“IN ANTICIPATION OF SOMETHING TERRIBLE.”
This is from a recently rediscovered fragment of the lost original version of DER GOLEM. Many of you will have seen the famous 1920 film, with its expressionistic studio recreation of old Prague. But none of us have seen Henrik Galeen’s 1915 movie, which is filmed mainly on location and in modern dress. Paul Wegener creates the role of the clay giant with whom he is now irrevocably associated, and Galeen himself plays the Rabbi who reanimates the ancient statue.

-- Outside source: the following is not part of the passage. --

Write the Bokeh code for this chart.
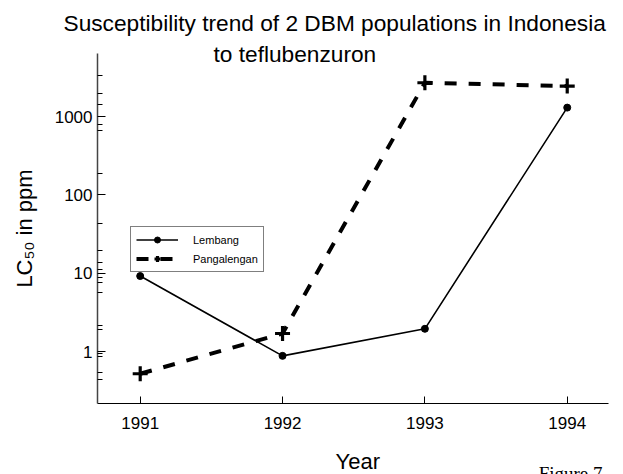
from bokeh.plotting import figure
from bokeh.models import (Legend, LegendItem, FixedTicker, NumeralTickFormatter,
                          Range1d, Title)
from bokeh.embed import file_html
from bokeh.resources import INLINE

# LC50 (ppm) by survey year for two diamondback moth populations
years = [1991, 1992, 1993, 1994]
lembang = [9.2, 0.88, 1.95, 1300]
pangalengan = [0.52, 1.7, 2700, 2450]

year_ticks = [1991, 1992, 1993, 1994]
lc50_ticks = [1, 10, 100, 1000]
minor_tick_values = [0.44, 0.54, 0.86, 0.94, 1.9, 2.15, 5.7, 7.6, 8.8, 11, 13.7,
                     19.5, 43, 190, 660, 790, 1430, 1970, 3350]

FONT = "Liberation Sans"

p = figure(width=623, height=474, y_axis_type="log",
           x_range=Range1d(1990.70, 1994.29), y_range=Range1d(0.217, 6380),
           output_backend="svg", toolbar_location=None,
           min_border_left=97, min_border_right=15,
           min_border_top=53, min_border_bottom=71)

p.outline_line_color = None
p.grid.visible = False
p.background_fill_color = "white"
p.border_fill_color = "white"

def caption(text, size, align, offset, standoff, valign="bottom", font=FONT):
    return Title(text=text, align=align, offset=offset, standoff=standoff,
                 vertical_align=valign, text_font=font, text_font_size=size,
                 text_font_style="normal", text_color="black")

# two-line heading: first line is the outer title, second line hugs the frame
p.title.text = "Susceptibility trend of 2 DBM populations in Indonesia"
p.title.align = "left"
p.title.offset = -34
p.title.vertical_align = "top"
p.title.standoff = -85
p.title.text_font = FONT
p.title.text_font_size = "22.7px"
p.title.text_font_style = "normal"
p.title.text_color = "black"

p.add_layout(caption("to teflubenzuron", "22.7px", "left", 116, -27), "above")

# axes: ticks point inward
p.xaxis.ticker = FixedTicker(ticks=year_ticks, minor_ticks=[])
p.xaxis.major_tick_in = 7
p.xaxis.major_tick_out = 0
p.xaxis.minor_tick_in = 0
p.xaxis.minor_tick_out = 0
p.xaxis.major_label_standoff = 13
p.xaxis.major_label_text_font = FONT
p.xaxis.major_label_text_font_size = "17px"
p.xaxis.major_label_text_color = "black"
p.xaxis.axis_line_color = "black"
p.xaxis.axis_line_width = 1.2

p.yaxis.ticker = FixedTicker(ticks=lc50_ticks, minor_ticks=minor_tick_values)
p.yaxis.formatter = NumeralTickFormatter(format="0")
p.yaxis.major_tick_in = 8
p.yaxis.major_tick_out = 0
p.yaxis.minor_tick_in = 5
p.yaxis.minor_tick_out = 0
p.yaxis.major_label_standoff = 5
p.yaxis.major_label_text_font = FONT
p.yaxis.major_label_text_font_size = "17px"
p.yaxis.major_label_text_color = "black"
p.yaxis.axis_line_color = "#444444"
p.yaxis.axis_line_width = 1.5
p.yaxis.axis_label = "LC\u2085\u2080 in ppm"
p.yaxis.axis_label_standoff = 15
p.yaxis.axis_label_text_font = FONT
p.yaxis.axis_label_text_font_size = "22px"
p.yaxis.axis_label_text_font_style = "normal"
p.yaxis.axis_label_text_color = "black"

# x-axis title and figure number beneath the tick labels
p.add_layout(caption("Year", "22px", "left", 238, -85), "below")
p.add_layout(caption("Figure 7", "19px", "right", 6, -104,
                     font="Liberation Serif"), "below")

# series
l_line = p.line(years, lembang, line_color="black", line_width=1.6)
l_pts = p.scatter(years, lembang, marker="circle", size=7, fill_color="black",
                  line_color="black")
g_line = p.line(years, pangalengan, line_color="black", line_width=4,
                line_dash="12 12")
g_pts = p.scatter(years, pangalengan, marker="cross", size=15, line_color="black",
                  line_width=3.2)

legend = Legend(items=[LegendItem(label="Lembang", renderers=[l_line, l_pts]),
                       LegendItem(label="Pangalengan", renderers=[g_line, g_pts])],
                location=(33, 131), orientation="vertical",
                glyph_width=42, glyph_height=15, label_height=15,
                label_standoff=15, spacing=4, padding=5, margin=0,
                label_text_font=FONT, label_text_font_size="11px",
                label_text_color="black",
                border_line_color="black", border_line_width=1.2,
                background_fill_alpha=1.0)
p.add_layout(legend)

open("out.html", "w").write(file_html(p, INLINE))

So, the 1920 GOLEM, subtitles OR HOW HE CAME INTO THE WORLD, is a prequel, showing the monster’s creation. It’s also a more sophisticated piece of cinema, although perhaps it’s unfair to judge the Galeen, only a few minutes of which survive. But we can definitely say that the stiff, Frankensteinian tread of the Golem is already in place, although he moves pretty quick, and Wegener looks positively baby-faced compared to his 1920 self — it’s strange to look at a murderous ambulatory statue and find oneself going “Awww…”
Alas, the first sequel to this movie, THE GOLEM AND THE DANCER, is also a lost film. (I hate the fact that films are lost, but I love the concept of the “lost film” — it has a certain romance. And I love fragments too.) In that one, Wegener played a satiric version of himself, an actor famous for playing a Golem, who attends a party in clay-face fancy dress and meets a girl — well, they say there’s someone for everybody. I can’t quite visualize the hulking Wegener in light comedy mode, but who can say what the results were like? 80 years after the film was made, author F. Gwynplaine MacIntyre blessed it with the world’s greatest advertising copy: “Her muddy buddy is no fuddy-duddy.”